Dr. Wolfe was born in Grand Rapids, Mich. His family moved to Scranton in the 1930s and then to La Anna, Pike County, where his parents built a family home.

He maintained a home there through the early 1990s, although he also rented an apartment in Philadelphia, said Marion Rosenbaum, a family friend.

Dr. Wolfe graduated in 1942 from the Peddie School in Hightstown, N.J., and from Princeton University in 1947.

During World War II, he was in the V-12 Navy College Training Program, which educated commissioned officers. He served in the Army Reserve in the Korean War from 1950 to 1952 and was discharged at the rank of captain, Rosenbaum said.
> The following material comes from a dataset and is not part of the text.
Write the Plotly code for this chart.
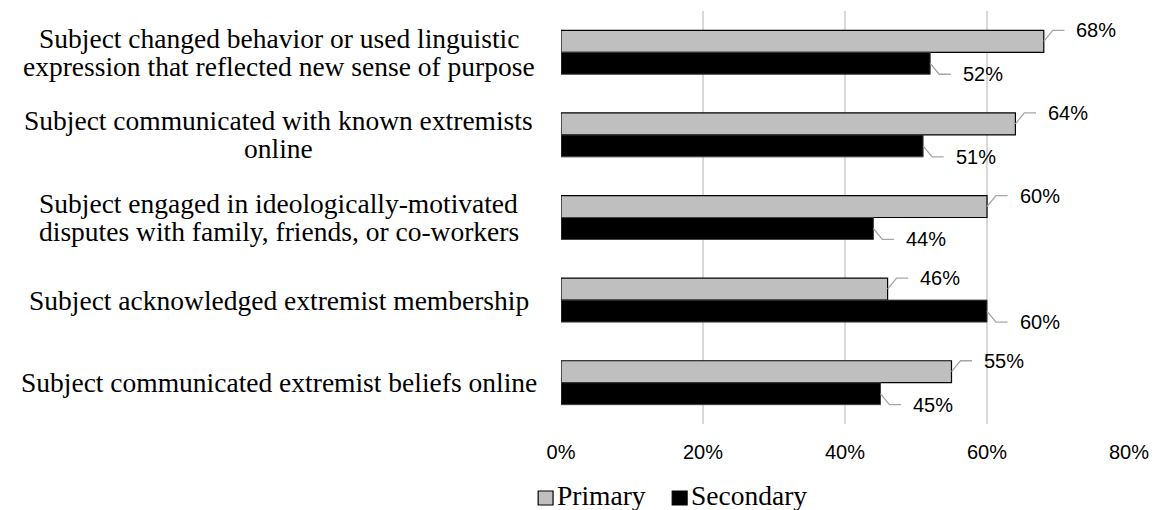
import plotly.graph_objects as go

categories = [
    "Subject changed behavior or used linguistic<br>expression that reflected new sense of purpose",
    "Subject communicated with known extremists<br>online",
    "Subject engaged in ideologically-motivated<br>disputes with family, friends, or co-workers",
    "Subject acknowledged extremist membership",
    "Subject communicated extremist beliefs online",
]
series_names = ["Primary", "Secondary"]
primary = [68, 64, 60, 46, 55]
secondary = [52, 51, 44, 60, 45]
x_ticks = [0, 20, 40, 60, 80]
x_tick_labels = ["0%", "20%", "40%", "60%", "80%"]

positions = list(range(len(categories)))

# ---- layout constants (pixels) ----
W, H = 1160, 510
ML, MR, MT, MB = 561, 27, 11, 86
PW, PH = W - ML - MR, H - MT - MB


def px_x(px):
    return (px - ML) / PW


def px_y(py):
    return (H - MB - py) / PH


BARGAP = 0.468
half = (1 - BARGAP) / 4  # offset of each bar centre from category centre
LEADER_DY = 0.133
LEADER_GRAY = "#A6A6A6"
SANS = "Liberation Sans, Arial, sans-serif"
SERIF = "Liberation Serif, Times New Roman, serif"
GRAY_FILL = "#BFBFBF"

fig = go.Figure()
fig.add_trace(go.Bar(
    y=positions, x=primary, orientation="h", name=series_names[0],
    marker=dict(color=GRAY_FILL, line=dict(color="#000000", width=1.2)),
    hoverinfo="skip", showlegend=False,
))
fig.add_trace(go.Bar(
    y=positions, x=secondary, orientation="h", name=series_names[1],
    marker=dict(color="#000000", line=dict(color="#404040", width=1)),
    hoverinfo="skip", showlegend=False,
))

annotations = []
# data labels with leader lines
for series, sign in ((primary, -1), (secondary, 1)):
    for i, v in zip(positions, series):
        yc = i + sign * half
        yl = yc + sign * LEADER_DY
        fig.add_trace(go.Scatter(
            x=[v, v + 1.26, v + 2.9], y=[yc, yl, yl], mode="lines",
            line=dict(color=LEADER_GRAY, width=1.3),
            showlegend=False, hoverinfo="skip",
        ))
        annotations.append(dict(
            x=v + 4.3, y=yl, xref="x", yref="y", text=f"{v}%",
            showarrow=False, xanchor="left", yanchor="middle",
            font=dict(family=SANS, size=20, color="#000000"),
        ))

# category labels (centred lines, tight line spacing like the original)
LABEL_CX = px_x(277)
LINE_GAP = 28
for i, cat in zip(positions, categories):
    lines = cat.split("<br>")
    n = len(lines)
    for k, line in enumerate(lines):
        shift = ((n - 1) / 2 - k) * LINE_GAP
        annotations.append(dict(
            x=LABEL_CX, y=i, xref="paper", yref="y", text=line,
            showarrow=False, xanchor="center", yanchor="middle",
            yshift=shift,
            font=dict(family=SERIF, size=27.5, color="#000000"),
        ))

# custom legend
shapes = []
legend_items = [
    (series_names[0], GRAY_FILL, "#000000", 538),
    (series_names[1], "#000000", "#000000", 673),
]
for name, fill, edge, x0 in legend_items:
    shapes.append(dict(
        type="rect", xref="paper", yref="paper",
        x0=px_x(x0), x1=px_x(x0 + 15), y0=px_y(505), y1=px_y(491),
        fillcolor=fill, line=dict(color=edge, width=1.2),
    ))
    annotations.append(dict(
        x=px_x(x0 + 17), y=px_y(495), xref="paper", yref="paper",
        text=name, showarrow=False, xanchor="left", yanchor="middle",
        font=dict(family=SERIF, size=27.5, color="#000000"),
    ))

fig.update_layout(
    width=W, height=H,
    margin=dict(l=ML, r=MR, t=MT, b=MB),
    paper_bgcolor="white", plot_bgcolor="white",
    barmode="group", bargap=BARGAP, bargroupgap=0,
    annotations=annotations, shapes=shapes,
    showlegend=False,
    xaxis=dict(
        range=[0, 80], tickvals=x_ticks, ticktext=x_tick_labels,
        showgrid=True, gridcolor="#D9D9D9", gridwidth=1.6,
        zeroline=False, showline=False, ticks="",
        ticklabelstandoff=14,
        tickfont=dict(family=SANS, size=20, color="#000000"),
        fixedrange=True,
    ),
    yaxis=dict(
        range=[len(categories) - 0.5, -0.5],
        tickvals=positions, showticklabels=False,
        showgrid=False, zeroline=False, showline=False, ticks="",
        fixedrange=True,
    ),
)
fig.write_html("out.html")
Dr. Wolfe received his medical degree in 1952 from New York Medical College. He interned in Sodus, N.Y., then spent his career as an internal medicine specialist affiliated with Temple University Hospital, the Hospital of the University of Pennsylvania, Albert Einstein Medical Center, and Episcopal and Germantown Hospitals.

Before retiring in 2005, Dr. Wolfe maintained a private practice in various neighborhoods. He was a supporter of Gaudenzia House, a drug and alcohol rehabilitation program in Philadelphia.

He was a lifetime member of American Youth Hostels, now Hostelling International. In the early 1950s, he was an officer with its Pocono-Susquehanna Council and was responsible for creating the Pocono hostel in La Anna, near his home.

Dr. Wolfe was active in the group's Delaware Valley Council and with the Chamounix Hostel in Fairmount Park, and started new hostels and maintained those already established in Pennsylvania. In 2001, American Youth Hostels gave him the Isabel and Monroe Smith Award for lifetime achievement.

Dr. Wolfe shared his love of hiking, biking, and canoeing by leading hostel trips. In 1957 he traveled to Ireland and Wales, and later visited France and eastern Canada.

He was also interested in Franco-American relations and in keeping the legacy of the Marquis de Lafayette.

After a fall in 2006, he entered the Unitarian-Universalist House, where he lived until his death.

Surviving are nieces and nephews and their families.

A remembrance ceremony will be at 2 p.m. Tuesday at the Unitarian-Universalist House, 224 W. Tulpehocken St.

Donations may be made to Hostelling International, 8401 Colesville Rd., Suite 600, Silver Spring, Md. 20910.